What inspired your piece for this series, and how did the idea evolve into its finished form?
FR: This piece come from my ongoing Newsstand series, in which I create structures similar to newsstands but where all of the covers have been drawn by me, with speech balloons added with the idea that all the characters depicted could talk to each other.
This comic was in some way inspired by the Gus Van Sant film “My Own Private Idaho.” There’s a scene where the male models on the covers of some gay magazines in a sex shop start to talk each other. In my comic for Creative Time, I appropriated the covers of journals and magazines that were available on April 18. I’m not doing drawings—I just put everything together and try to add some dialogue in order to create a new narrative over the preexisting one.
Your work often represents or focuses on, quite compassionately and thoughtfully, groups living outside of what society generally considers “normative” lifestyles. What attracts you to these subcultures, and how do position yourself in relation to them when you’re making your work?
FR: In my work, I think I’m always talking about myself to some degree. And even if I have problems with the word “subculture,” I’m definitely not into normative lifestyles. It’s interesting how some groups I’ve been depicting as gay bears or Yaoi fans have suddenly become quite mainstream in their respective spaces. I focused my attention on these groups because they were breaking stereotypes, and continue to do so, especially people interested in Yaoi—which I think is the biggest revolution that has happened in recent comic book history.
In many of your works (including the one for this series), you mimic mainstream media outlets in order to expose or subvert the cultural “realities” they construct. For your project at the Temple Gallery’s Philagrafika 2010, you created a full-sized newsstand, designed to resemble an actual Philadelphia news kiosk but featuring imaginary periodicals and newspapers.

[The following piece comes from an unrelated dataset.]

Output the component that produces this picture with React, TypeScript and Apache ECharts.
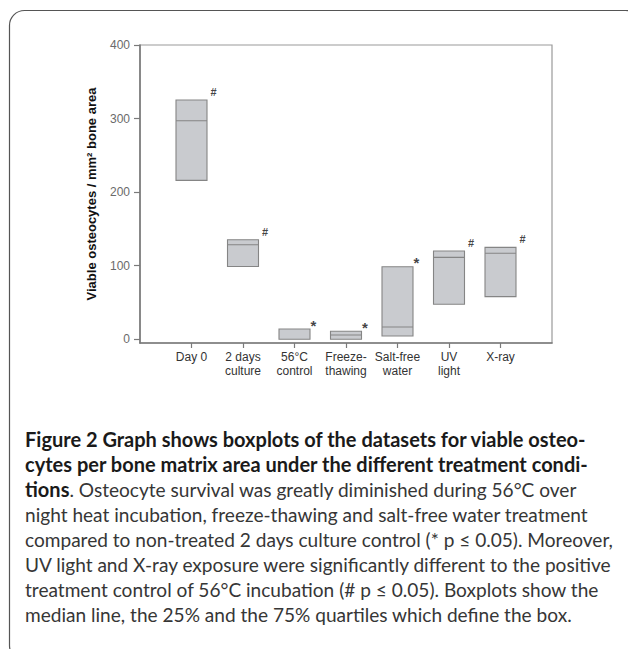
import React, { useEffect, useRef } from "react";
import * as echarts from "echarts";

// ---- data ----
const categories = ["", "Day 0", "2 days\nculture", "56°C\ncontrol", "Freeze-\nthawing", "Salt-free\nwater", "UV\nlight", "X-ray", ""];
const positions = [1, 2, 3, 4, 5, 6, 7];
const q1Values = [216, 99, 0, 0, 4.5, 47.6, 58];
const medianValues = [297, 128.6, 0, 5.8, 16.7, 111.4, 117];
const q3Values = [325.2, 135.4, 14, 10.9, 98.7, 120, 125];
const significance = ["#", "#", "*", "*", "*", "#", "#"];
const yTicks = [0, 100, 200, 300, 400];

const captionBold1 = "Figure 2 Graph shows boxplots of the datasets for viable osteo-";
const captionBold2 = "cytes per bone matrix area under the different treatment condi-";
const captionBold3 = "tions";
const captionLines = [
  ". Osteocyte survival was greatly diminished during 56°C over",
  "night heat incubation, freeze-thawing and salt-free water treatment",
  "compared to non-treated 2 days culture control (* p ≤ 0.05). Moreover,",
  "UV light and X-ray exposure were significantly different to the positive",
  "treatment control of 56°C incubation (# p ≤ 0.05). Boxplots show the",
  "median line, the 25% and the 75% quartiles which define the box.",
];

const CAPTION_FONT = "Lato, 'Open Sans', sans-serif";

function fitSize(text: string, weight: string, target: number, fallback: number) {
  try {
    const ctx = document.createElement("canvas").getContext("2d");
    if (!ctx) return fallback;
    ctx.font = `${weight} 100px ${CAPTION_FONT}`;
    const w = ctx.measureText(text).width;
    if (!w) return fallback;
    const s = (100 * target) / w;
    return Math.max(13, Math.min(20, s));
  } catch (e) {
    return fallback;
  }
}

export default function App() {
  const ref = useRef<HTMLDivElement>(null);

  useEffect(() => {
    if (!ref.current) return;
    const chart = echarts.init(ref.current, null, { renderer: "svg" });

    const regSize = fitSize(captionLines[2], "normal", 588, 17);
    const boldSize = fitSize(captionBold2, "bold", 584, 17);

    const lineY = (i: number) => 439 + 25.05 * i;
    const captionGraphics: any[] = [];
    captionGraphics.push({
      type: "text",
      x: 25,
      y: lineY(0),
      style: { text: captionBold1, font: `bold ${boldSize}px ${CAPTION_FONT}`, fill: "#1a1a1a", verticalAlign: "middle" },
    });
    captionGraphics.push({
      type: "text",
      x: 25,
      y: lineY(1),
      style: { text: captionBold2, font: `bold ${boldSize}px ${CAPTION_FONT}`, fill: "#1a1a1a", verticalAlign: "middle" },
    });
    captionGraphics.push({
      type: "text",
      x: 25,
      y: lineY(2),
      style: {
        text: `{b|${captionBold3}}{n|${captionLines[0]}}`,
        verticalAlign: "middle",
        rich: {
          b: { fontFamily: CAPTION_FONT, fontWeight: "bold", fontSize: boldSize, fill: "#1a1a1a", lineHeight: 22 },
          n: { fontFamily: CAPTION_FONT, fontWeight: "normal", fontSize: regSize, fill: "#363636", lineHeight: 22 },
        },
      },
    });
    for (let i = 1; i < captionLines.length; i++) {
      captionGraphics.push({
        type: "text",
        x: 25,
        y: lineY(i + 2),
        style: { text: captionLines[i], font: `${regSize}px ${CAPTION_FONT}`, fill: "#363636", verticalAlign: "middle" },
      });
    }

    const boxData = positions.map((x, i) => [x, q1Values[i], q1Values[i], medianValues[i], q3Values[i], q3Values[i]]);
    const markData = positions.map((x, i) => {
      const isStar = significance[i] === "*";
      return {
        value: [x, q3Values[i]],
        label: {
          formatter: significance[i],
          fontSize: isStar ? 15 : 11,
          offset: isStar ? [19, -4] : [22, -8],
        },
      };
    });

    const option: any = {
      animation: false,
      textStyle: { fontFamily: "'Liberation Sans', Arial, sans-serif" },
      grid: {
        left: 140,
        right: 76,
        top: 45,
        bottom: 306,
        show: true,
        borderColor: "#9a9a9a",
        borderWidth: 1.2,
        backgroundColor: "transparent",
      },
      xAxis: {
        type: "category",
        data: categories,
        boundaryGap: false,
        axisLine: { onZero: false, lineStyle: { color: "#7a7a7a", width: 1.6 } },
        axisTick: {
          interval: (idx: number) => idx > 0 && idx < categories.length - 1,
          length: 5,
          lineStyle: { color: "#7a7a7a", width: 1.2 },
        },
        axisLabel: { interval: 0, color: "#333333", fontSize: 12, lineHeight: 14, margin: 7 },
        splitLine: { show: false },
      },
      yAxis: {
        type: "value",
        min: -5,
        max: 400,
        name: "Viable osteocytes / mm² bone area",
        nameLocation: "middle",
        nameGap: 42,
        nameTextStyle: { fontWeight: "bold", fontSize: 13, color: "#111111" },
        axisLine: { show: true, lineStyle: { color: "#7a7a7a", width: 1.6 } },
        axisTick: { show: true, length: 6, customValues: yTicks, lineStyle: { color: "#7a7a7a", width: 1.2 } },
        axisLabel: { customValues: yTicks, color: "#6a6a6a", fontSize: 12, margin: 10 },
        splitLine: { show: false },
      },
      series: [
        {
          type: "boxplot",
          data: boxData,
          encode: { x: 0, y: [1, 2, 3, 4, 5] },
          boxWidth: [31, 31],
          itemStyle: { color: "#c9cbcf", borderColor: "#858585", borderWidth: 1.1 },
          emphasis: { disabled: true },
          silent: true,
        },
        {
          type: "scatter",
          data: markData,
          symbolSize: 1,
          itemStyle: { color: "rgba(0,0,0,0)" },
          label: { show: true, position: "inside", color: "#111111", fontWeight: "bold" },
          silent: true,
          z: 5,
        },
      ],
      graphic: [
        {
          type: "rect",
          shape: { x: 9.5, y: 10.5, width: 631, height: 650, r: 15 },
          style: { fill: "none", stroke: "#555555", lineWidth: 1.2 },
          silent: true,
        },
        ...captionGraphics,
      ],
    };

    chart.setOption(option);
    return () => chart.dispose();
  }, []);

  return (
    <div
      ref={ref}
      style={{ position: "fixed", left: 0, top: 0, width: 628, height: 649, background: "#ffffff" }}
    />
  );
}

Can you talk a little more about how and why you have adopted the tropes of the news media in your work?
FR: The first time I did a newsstand was in Barcelona (Kiosk Downtown, 2007), a city were they are very popular. I was walking through the street and I was wondering about what could happen if I recreated the whole content of the newsstand, and then made all of the characters that appear on the front covers talk to one another, like a huge comic book. Then I tried to create a conceptual space for these characters—they had to talk about their feelings and about their situation inside the newsstand itself, as if they were inhabitants of this structure, part of a parallel society.
Philadelphia Newsstand (2010) was an attempt to create the newsstand as an analogy of the city of Philadelphia in a very subjective way. The covers depicted neighborhoods, institutions, bars, and citizens, among other things, and constructed a narrative that included STDs, the Mural Arts Program, and graffiti, intertwined with race and class issues.
Now I’m preparing a new newsstand for Contemporary Image Collective in Cairo, and it will be more in line with the intervention I did for Creative Time Comics. I bought a copy of each item sold in a newsstand on May 10, and I’m going to add speech bubbles to the covers to create a commentary on the present situation of the city and the country.
In Soy Sauce, a series of short cartoon magazines published in Barcelona, you constructed an innovative distribution method for the work: each of these comic books appeared intermittently over a period of eight months, with the story of one magazine ending in the specific place where the next issue would be sold. Where did this idea come from, and in what ways do you see the experience of the audience as a formative part of your work?
FR: This was a first attempt to develop this idea—it’s the typical treasure hunt structure. I’m very interested in the idea of creating site-specific works. With this strategy, you follow the footsteps of the characters: you buy the comic books in the same place where the narrative is taking place. It’s an anomalous way to distribute the comics, as each issue is only distributed in a single place. When I did this project, I was very concerned about creating a special community of fans. Now I’m developing a new version of this project also for CIC in Cairo. It will be a more ambitious version with eight different issues.
You have said that comic is a “democratic medium.” Can you elaborate on this?
FR: I think everybody can learn to make comics and you don’t need any special training. You can even self-publish and distribute them, and the Internet makes this even easier. I’ve seen a lot of different voices depicted through comic books—it’s a very cheap and powerful tool to disseminate your ideas.
What are the issues facing us today that you’re most interested in, concerned about, or motivated by as an artist? What should we be paying attention to?
FR: I keep my eyes wide open. I think the important thing is to keep being curious about everything.